The February jobs report was very good, showing the economy added 313,000 jobs. This is the sort of news that I’m sure is met with delight in the White House (and I suspect with dismay by more than a few Dopers). Trump seems to be having a very good start to his second year:
I’m glad the economy is doing okay.
Trump, however, remains an incompetent and ignorant embarrassment. He could preside over 4 years of peace and prosperity and appoint me to the Supreme Court, and I would still want him run out of town on a rail.
LOL!
I appreciate the honesty.
Imagine if Trump had to turn around a ruined economy like Obama had to, instead of walking into one that was humming along.
Yes, these are the best numbers since the tail end of the Obama administration (July 2016). I’m glad the recovery begun under the previous administration is continuing, and I’m pleased when more people have jobs. Why on earth would that cause anyone “dismay”?
I’m not sure how much Trump himself has to do with it. And Trump is thoroughly unfit for the presidency and completely reprehensible for myriad reasons. Two months of good job numbers don’t change that. I try to look past one or two narrow, notoriously mercurial economic numbers when I evaluate a President’s performance.
Two months doesn’t really prove anything. Sometimes a couple of strong months are followed by a really really bad month.
And despite the bloviating hype, 2016 was a WAY better year for job creation that 2017.
Also, he’s pulling a long con. That strategy involves letting the mark win big at first.

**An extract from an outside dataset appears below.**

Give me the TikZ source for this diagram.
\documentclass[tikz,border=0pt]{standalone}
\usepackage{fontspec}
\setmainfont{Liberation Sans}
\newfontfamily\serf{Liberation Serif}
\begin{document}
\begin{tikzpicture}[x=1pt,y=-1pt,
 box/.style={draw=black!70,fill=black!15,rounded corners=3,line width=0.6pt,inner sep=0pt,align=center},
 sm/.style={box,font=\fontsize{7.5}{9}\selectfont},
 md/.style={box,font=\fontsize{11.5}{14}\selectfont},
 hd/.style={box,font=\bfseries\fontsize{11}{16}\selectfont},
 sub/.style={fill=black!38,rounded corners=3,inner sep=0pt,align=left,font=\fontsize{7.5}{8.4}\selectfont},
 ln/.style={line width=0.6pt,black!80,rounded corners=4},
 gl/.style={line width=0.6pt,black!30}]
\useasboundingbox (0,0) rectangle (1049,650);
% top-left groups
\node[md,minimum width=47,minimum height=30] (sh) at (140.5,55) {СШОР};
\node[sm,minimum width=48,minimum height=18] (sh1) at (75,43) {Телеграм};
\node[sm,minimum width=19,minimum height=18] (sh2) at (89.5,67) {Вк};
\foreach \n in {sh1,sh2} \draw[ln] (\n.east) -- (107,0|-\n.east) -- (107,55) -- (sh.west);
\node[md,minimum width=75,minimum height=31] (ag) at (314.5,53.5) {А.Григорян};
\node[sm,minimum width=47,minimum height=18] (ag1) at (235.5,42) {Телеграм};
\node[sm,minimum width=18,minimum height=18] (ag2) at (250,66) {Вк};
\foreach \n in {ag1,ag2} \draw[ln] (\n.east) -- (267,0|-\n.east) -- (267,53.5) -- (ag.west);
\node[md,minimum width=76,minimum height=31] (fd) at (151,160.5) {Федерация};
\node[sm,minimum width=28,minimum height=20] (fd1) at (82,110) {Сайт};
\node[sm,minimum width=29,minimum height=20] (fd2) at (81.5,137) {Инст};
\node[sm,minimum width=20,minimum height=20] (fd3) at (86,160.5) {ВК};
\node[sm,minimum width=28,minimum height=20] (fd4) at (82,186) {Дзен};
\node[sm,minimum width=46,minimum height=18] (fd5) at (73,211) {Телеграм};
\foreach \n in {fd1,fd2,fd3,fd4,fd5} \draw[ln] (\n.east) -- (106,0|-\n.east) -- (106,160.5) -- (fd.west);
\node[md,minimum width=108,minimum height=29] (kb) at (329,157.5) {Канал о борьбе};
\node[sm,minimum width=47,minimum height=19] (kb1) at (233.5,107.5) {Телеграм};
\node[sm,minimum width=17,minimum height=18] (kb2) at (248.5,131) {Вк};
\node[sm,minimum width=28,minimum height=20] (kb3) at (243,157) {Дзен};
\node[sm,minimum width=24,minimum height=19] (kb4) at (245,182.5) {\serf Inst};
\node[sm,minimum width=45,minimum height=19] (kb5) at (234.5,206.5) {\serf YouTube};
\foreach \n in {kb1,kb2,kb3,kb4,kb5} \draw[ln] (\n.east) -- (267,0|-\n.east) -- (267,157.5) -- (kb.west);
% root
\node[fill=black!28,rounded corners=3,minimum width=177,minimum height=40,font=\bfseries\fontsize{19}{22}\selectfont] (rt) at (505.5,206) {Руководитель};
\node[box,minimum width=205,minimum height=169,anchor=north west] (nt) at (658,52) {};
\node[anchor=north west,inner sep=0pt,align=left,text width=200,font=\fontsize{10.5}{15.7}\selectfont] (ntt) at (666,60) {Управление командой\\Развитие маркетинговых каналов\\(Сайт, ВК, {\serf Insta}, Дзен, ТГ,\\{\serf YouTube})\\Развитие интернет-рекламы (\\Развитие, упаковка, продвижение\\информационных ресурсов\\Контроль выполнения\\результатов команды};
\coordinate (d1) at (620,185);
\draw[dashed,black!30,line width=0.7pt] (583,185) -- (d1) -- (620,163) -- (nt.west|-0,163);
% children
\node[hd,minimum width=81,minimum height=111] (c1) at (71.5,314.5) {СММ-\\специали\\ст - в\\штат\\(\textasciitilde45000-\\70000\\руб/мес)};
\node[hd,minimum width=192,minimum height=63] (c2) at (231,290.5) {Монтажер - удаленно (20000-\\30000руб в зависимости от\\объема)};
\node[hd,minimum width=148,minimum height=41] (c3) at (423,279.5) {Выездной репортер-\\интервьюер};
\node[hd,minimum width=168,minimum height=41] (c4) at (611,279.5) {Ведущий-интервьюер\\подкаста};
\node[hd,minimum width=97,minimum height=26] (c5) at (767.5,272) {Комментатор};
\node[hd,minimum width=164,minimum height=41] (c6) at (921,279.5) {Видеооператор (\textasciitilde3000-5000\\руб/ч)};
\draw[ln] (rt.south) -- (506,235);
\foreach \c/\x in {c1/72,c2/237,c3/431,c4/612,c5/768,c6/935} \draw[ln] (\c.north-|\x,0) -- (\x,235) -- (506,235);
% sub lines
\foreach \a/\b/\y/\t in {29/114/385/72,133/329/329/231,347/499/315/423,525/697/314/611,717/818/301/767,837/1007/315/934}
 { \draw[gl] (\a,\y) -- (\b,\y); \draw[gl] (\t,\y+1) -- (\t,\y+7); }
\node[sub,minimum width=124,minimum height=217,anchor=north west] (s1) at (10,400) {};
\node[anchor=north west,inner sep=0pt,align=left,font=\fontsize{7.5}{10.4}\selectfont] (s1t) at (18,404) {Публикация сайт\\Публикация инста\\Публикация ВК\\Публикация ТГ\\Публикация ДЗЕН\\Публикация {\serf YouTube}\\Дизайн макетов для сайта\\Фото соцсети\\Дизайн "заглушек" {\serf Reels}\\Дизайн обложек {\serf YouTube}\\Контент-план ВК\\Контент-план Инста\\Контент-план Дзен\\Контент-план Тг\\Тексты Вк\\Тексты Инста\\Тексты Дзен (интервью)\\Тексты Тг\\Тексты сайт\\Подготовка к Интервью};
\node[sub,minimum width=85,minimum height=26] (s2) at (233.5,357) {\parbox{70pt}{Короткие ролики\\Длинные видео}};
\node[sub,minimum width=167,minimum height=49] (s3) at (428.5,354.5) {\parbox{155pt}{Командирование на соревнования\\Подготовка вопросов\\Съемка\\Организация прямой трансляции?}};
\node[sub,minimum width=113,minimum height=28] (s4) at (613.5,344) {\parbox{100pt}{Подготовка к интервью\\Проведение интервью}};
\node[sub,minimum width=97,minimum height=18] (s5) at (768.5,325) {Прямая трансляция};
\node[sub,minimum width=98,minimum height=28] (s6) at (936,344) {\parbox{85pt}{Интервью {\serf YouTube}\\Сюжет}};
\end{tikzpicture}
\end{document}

One of the things I hated during the Obama administration was, with the release of any good jobs report, was Jack Welch and all the CNBC clowns changing the narrative immediately. Either they were floating conspiracy theories about fake numbers or else they started moving the goal posts and whining about U-6.
I hate Donald Trump and the Republican Party. However, today’s job report was good and the numbers are correct, although they are subject to monthly revisions for the next two months as all unemployment reports are. The unemployment rate is basically at the natural rate of unemployment. The one annoying aspect, as was true under Obama, is that wage growth remains stubbornly slow. This low rate of wage growth is maddening. A very low unemployment rate for this long should have started to lead to wage-push inflation which hasn’t happened yet.

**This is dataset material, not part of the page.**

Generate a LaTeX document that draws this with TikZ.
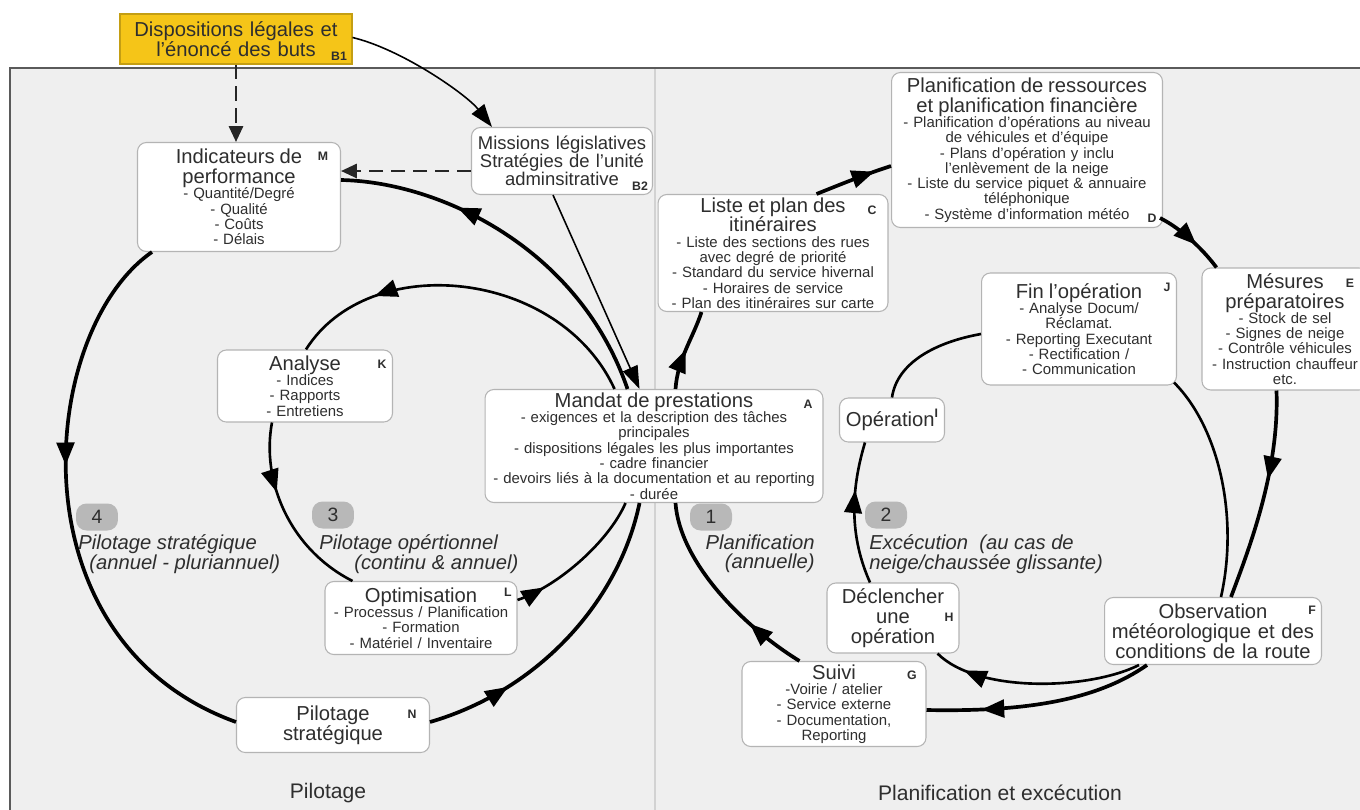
\documentclass[tikz,border=0pt]{standalone}
\usepackage{fontspec}
\setmainfont{Liberation Sans}
\usepackage{tikz}
\usetikzlibrary{arrows.meta,calc,decorations.markings,positioning}
\usepackage{xcolor}

\definecolor{panelgray}{HTML}{EFEFEF}
\definecolor{framegray}{HTML}{5A5A5A}
\definecolor{boxline}{HTML}{B4B4B4}
\definecolor{goal}{HTML}{F5C518}
\definecolor{badgegray}{HTML}{B8B8B8}
\definecolor{txt}{HTML}{2E2E2E}

\newcommand{\ttl}{\fontsize{11.5}{11.3}\selectfont}
\newcommand{\itm}{\fontsize{8.5}{8.7}\selectfont}
\newcommand{\tg}{\fontsize{7}{8}\selectfont\bfseries}

\begin{document}
\begin{tikzpicture}[x=0.02cm, y=-0.02cm,
    box/.style={draw=boxline, fill=white, rounded corners=5pt, line width=0.6pt, align=center, inner sep=1pt, text=txt, font=\itm},
    tag/.style={font=\tg, text=txt, inner sep=0pt},
    badge/.style={fill=badgegray, rounded corners=6pt, minimum width=0.84cm, minimum height=0.54cm, inner sep=0pt, font=\fontsize{11}{12}\selectfont, text=txt},
    phase/.style={font=\fontsize{11.5}{11.3}\selectfont\itshape, text=txt, inner sep=0pt},
    cyc/.style={line width=2.1pt},
    cycin/.style={line width=1.5pt},
    midarrow/.style={postaction={decorate}, decoration={markings, mark=at position #1 with {\arrow{Triangle[length=13pt,width=10pt]}}}},
    dasharrow/.style={draw=black!85, line width=1.4pt, dash pattern=on 8pt off 4.5pt, -{Triangle[length=9pt,width=8pt]}},
    thinarrow/.style={line width=0.9pt, -{Triangle[length=13pt,width=9pt]}}
]

\useasboundingbox (0,0) rectangle (1360,809);

% background panels
\fill[panelgray] (10,68) rectangle (1362,811);
\draw[gray!35, line width=0.6pt] (655,68) -- (655,811);
\draw[framegray, line width=1.3pt] (10,811) -- (10,68) -- (1362,68);

% boxes
\node[box, fill=goal, draw=goal!80!black, rounded corners=0pt, minimum width=4.64cm, minimum height=1cm, text width=4.5cm, font=\ttl] (B1) at (236,39) {Dispositions légales et\\l’énoncé des buts};
\node[box, minimum width=4.06cm, minimum height=2.18cm, text width=3.9cm] (M) at (239,197) {{\ttl Indicateurs de\\performance\par}- Quantité/Degré\\- Qualité\\- Coûts\\- Délais};
\node[box, minimum width=3.62cm, minimum height=1.34cm, text width=3.5cm, font=\fontsize{10.5}{10.3}\selectfont] (B2) at (562,161) {Missions législatives\\Stratégies de l’unité\\adminsitrative};
\node[box, minimum width=4.6cm, minimum height=2.34cm, text width=4.45cm] (C) at (773,253) {{\ttl Liste et plan des\\itinéraires\par}- Liste des sections des rues\\avec degré de priorité\\- Standard du service hivernal\\- Horaires de service\\- Plan des itinéraires sur carte};
\node[box, minimum width=5.42cm, minimum height=3.1cm, text width=5.3cm] (D) at (1027,150) {{\ttl Planification de ressources\\et planification financière\par}- Planification d’opérations au niveau\\de véhicules et d’équipe\\- Plans d’opération y inclu\\l’enlèvement de la neige\\- Liste du service piquet \& annuaire\\téléphonique\\- Système d’information météo};
\node[box, minimum width=3.32cm, minimum height=2.44cm, text width=3.2cm] (E) at (1285,329) {{\ttl Mésures\\préparatoires\par}- Stock de sel\\- Signes de neige\\- Contrôle véhicules\\- Instruction chauffeur\\etc.};
\node[box, minimum width=3.9cm, minimum height=2.24cm, text width=3.8cm] (J) at (1079,329) {{\ttl Fin l’opération\par}- Analyse Docum/\\Réclamat.\\- Reporting Executant\\- Rectification /\\- Communication};
\node[box, minimum width=6.76cm, minimum height=2.26cm, text width=6.68cm] (A) at (654,446) {{\ttl Mandat de prestations\par}- exigences et la description des tâches\\principales\\- dispositions légales les plus importantes\\- cadre financier\\- devoirs liés à la documentation et au reporting\\- durée};
\node[box, minimum width=3.5cm, minimum height=1.44cm, text width=3.4cm] (K) at (305,386) {{\ttl Analyse\par}- Indices\\- Rapports\\- Entretiens};
\node[box, minimum width=2.1cm, minimum height=0.88cm, text width=2cm, font=\ttl] (I) at (892,420) {Opération\raisebox{5pt}{\tg I}};
\node[box, minimum width=3.84cm, minimum height=1.46cm, text width=3.75cm] (L) at (421,618) {{\ttl Optimisation\par}- Processus / Planification\\- Formation\\- Matériel / Inventaire};
\node[box, minimum width=3.86cm, minimum height=1.1cm, text width=3.75cm, font=\ttl] (N) at (333,725) {Pilotage\\stratégique};
\node[box, minimum width=2.64cm, minimum height=1.4cm, text width=2.5cm, font=\ttl] (H) at (893,618) {Déclencher\\une\\opération};
\node[box, minimum width=3.68cm, minimum height=1.7cm, text width=3.55cm] (G) at (834,704) {{\ttl Suivi\par}-Voirie / atelier\\- Service externe\\- Documentation,\\Reporting};
\node[box, minimum width=4.34cm, minimum height=1.34cm, text width=4.25cm, font=\ttl] (F) at (1213,631) {Observation\\météorologique et des\\conditions de la route};

% letters
\node[tag] (tB1) at (339,56) {B1};
\node[tag] (tM) at (323,156) {M};
\node[tag] (tB2) at (640,186) {B2};
\node[tag] (tC) at (872,210) {C};
\node[tag] (tD) at (1152,218) {D};
\node[tag] (tE) at (1350,283) {E};
\node[tag] (tJ) at (1167,287) {J};
\node[tag] (tA) at (808,404) {A};
\node[tag] (tK) at (382,364) {K};
\node[tag] (tL) at (508,592) {L};
\node[tag] (tN) at (412,714) {N};
\node[tag] (tH) at (949,617) {H};
\node[tag] (tG) at (912,675) {G};
\node[tag] (tF) at (1312,610) {F};

% phases
\node[badge] (n4) at (97,517) {4};
\node[badge] (n3) at (333,515) {3};
\node[badge] (n1) at (711,517) {1};
\node[badge] (n2) at (886,515) {2};
\node[phase, anchor=north west, align=left] (p4) at (78,534) {Pilotage stratégique\\\hspace*{0.22cm}(annuel - pluriannuel)};
\node[phase, anchor=north west, align=left] (p3) at (319,534) {Pilotage opértionnel\\\hspace*{0.7cm}(continu \& annuel)};
\node[phase, anchor=north east, align=right] (p1) at (815,534) {Planification\\(annuelle)};
\node[phase, anchor=north west, align=left] (p2) at (869,534) {Excécution\ \ (au cas de\\neige/chaussée glissante)};

\node[font=\fontsize{12}{12}\selectfont, text=txt] (leftpart) at (328,793) {Pilotage};
\node[font=\fontsize{12}{12}\selectfont, text=txt] (rightpart) at (1000,793) {Planification et excécution};

% goals
\draw[dasharrow] (B1.south) -- (B1.south |- M.north);
\draw[thinarrow] ($(B1.north east)+(0,24)$) .. controls +(50,12) and +(-25,-32) .. ($(B2.north west)+(21,0)$);
\coordinate (b2w) at ($(B2.west)+(0,10)$);
\draw[dasharrow] (b2w) -- (b2w -| M.east);
\draw[thinarrow] ($(B2.south)+(-9,0)$) -- ($(A.north west)+(155,0)$);

% cycle 4
\draw[cyc, midarrow=0.68] ($(A.north west)+(143,0)$) .. controls +(-48,-140) and +(100,2) .. ($(M.east)+(0,-17)$);
\draw[cyc, midarrow=0.42] ($(M.south west)+(15,0)$) .. controls +(-113,78) and +(-227,-82) .. ($(N.west)+(0,-3)$);
\draw[cyc, midarrow=0.27] ($(N.east)+(0,-3)$) .. controls +(110,-32) and +(-20,97) .. ($(A.south west)+(155,0)$);

% cycle 3
\draw[cycin, midarrow=0.76] ($(A.north west)+(130,0)$) .. controls +(-55,-120) and +(63,-100) .. ($(K.north)+(1,0)$);
\draw[cycin, midarrow=0.37] ($(K.south west)+(55,0)$) .. controls +(-11,58) and +(-63,-32) .. ($(L.north west)+(28,0)$);
\draw[cycin, midarrow=0.2] ($(L.east)+(0,-18)$) .. controls +(43,-15) and +(-16,37) .. ($(A.south west)+(141,0)$);

% cycle 1
\draw[cyc, midarrow=0.5] ($(A.north west)+(191,0)$) .. controls +(2,-30) and +(-8,25) .. ($(C.south west)+(44,0)$);
\draw[cyc, midarrow=0.78] ($(C.north west)+(159,0)$) .. controls +(25,-10) and +(-25,8) .. ($(D.west)+(0,16)$);
\draw[cyc, midarrow=0.6] ($(D.south east)+(-3,-10)$) .. controls +(20,10) and +(-15,-20) .. ($(E.north west)+(15,0)$);
\draw[cyc, midarrow=0.42] ($(E.south west)+(75,0)$) .. controls +(3,80) and +(18,-48) .. ($(F.north west)+(127,0)$);
\draw[cyc, midarrow=0.76] ($(F.south west)+(43,0)$) .. controls +(-50,35) and +(100,2) .. ($(G.east)+(0,6)$);
\draw[cyc, midarrow=0.3] ($(G.north west)+(58,0)$) .. controls +(-60,-37) and +(4,57) .. ($(A.south west)+(191,0)$);

% cycle 2
\draw[cycin, midarrow=0.85] ($(F.south west)+(35,0)$) .. controls +(-50,25) and +(40,40) .. ($(H.south east)+(-22,0)$);
\draw[cycin, midarrow=0.66] ($(H.north)+(-23,0)$) .. controls +(-20,-45) and +(-15,50) .. ($(I.south)+(-27,0)$);
\draw[cycin] (I.north) .. controls +(5,-35) and +(-45,8) .. ($(J.west)+(0,5)$);
\draw[cycin] ($(J.south east)+(-3,-3)$) .. controls +(45,45) and +(18,-80) .. ($(F.north west)+(117,0)$);

\end{tikzpicture}
\end{document}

If I’m reading this table correctly, February was the 7th best month out of the previous 122 (looking back through Jan 2008).
HuffPo described 2017 as “down slightly” from 2016, but you said “2016 was a WAY better year for job creation that 2017”. Those two statements seem incongruous.
Sorry, I was just honing my trumpification skills.
2016-2,344,000
2017-2,186,000
Down 6.7%
Eliminating both Januarys
2016-2,241,000
2017-1,927,000
Down 14%
I’ve come up with a theory that might be complete bullshit, but makes a bit of sense to me.
People talk about how long it’s been since there’s been real wage growth. I vaguely recall it being some time in the 70s or perhaps early. What I do know, however, is that there was much higher inflation in those days, including up through the early 80s, until the Fed decided it was going to put the kibosh in inflation by raising interest rates however much it took. Now, whenever it looks like the economy is at full employment and wages are going to be pressed higher as there’s not enough people out there to fill the vacancies, interest rates are hiked to put the break on the economy so as to not cause inflation.
Thus, it is the Federal Reserve who are to blame for the lack of real wage growth. They never let the economy enter a state where wages start rising quickly, because that causes inflation. Yes, I know we’re talking about real wage growth and not just nominal, but wages presumably will outpace the rate of inflation when they are the main driver of it, as there are plenty of other costs in the market besides wages.
But that’s just my theory.
You really are completely clueless about what people think outside of your conservative bubble, aren’t you?
Non-conservatives, even liberals, love America just as much as conservatives do. Our opposition to Trump isn’t based on some childish whim. It’s based on our belief, supported by ongoing evidence, that he is harming America. We oppose Trump because we love America.
In a world where labor can be in China or “undocumented” and underpaid, you have to consider global labor capacity when thinking about domestic labor inflation.
QFT
So what’s the message here? It’s OK that we’re living through the most blatantly corrupt administration in history because 300K jobs were created two months ago (which, btw, Trump can’t realistically claim as his own anyway, not that that ever mattered to him)?
The OPs implied message is that Trump has good economic policies. It’s fun to see someone assert that, given that Trump’s top economic adviser just quit because of Trump’s economic policies.
Do you truly believe that some Dopers view positive news for the US as a negative? They’d rather hundreds of thousands of people go hungry/lose possessions/lose their house only because DONALD FUCKING TRUMP is such a shithead?
:rolleyes: is all too true.
Trump started claiming the jobs growth numbers as a product of his leadership within weeks of his inauguration, when he had even less possible influence on it (and the same numbers which, when he was a candidate, he claimed were tremendously under-reported).
I think that Trump is an asshole, a supremely unqualified president, and very likely incredibly corrupt. There are few things I’d like more than for him to leave office this very day. That said…I’m happy that our economy hasn’t been driven into a ditch yet, and that people are finding jobs.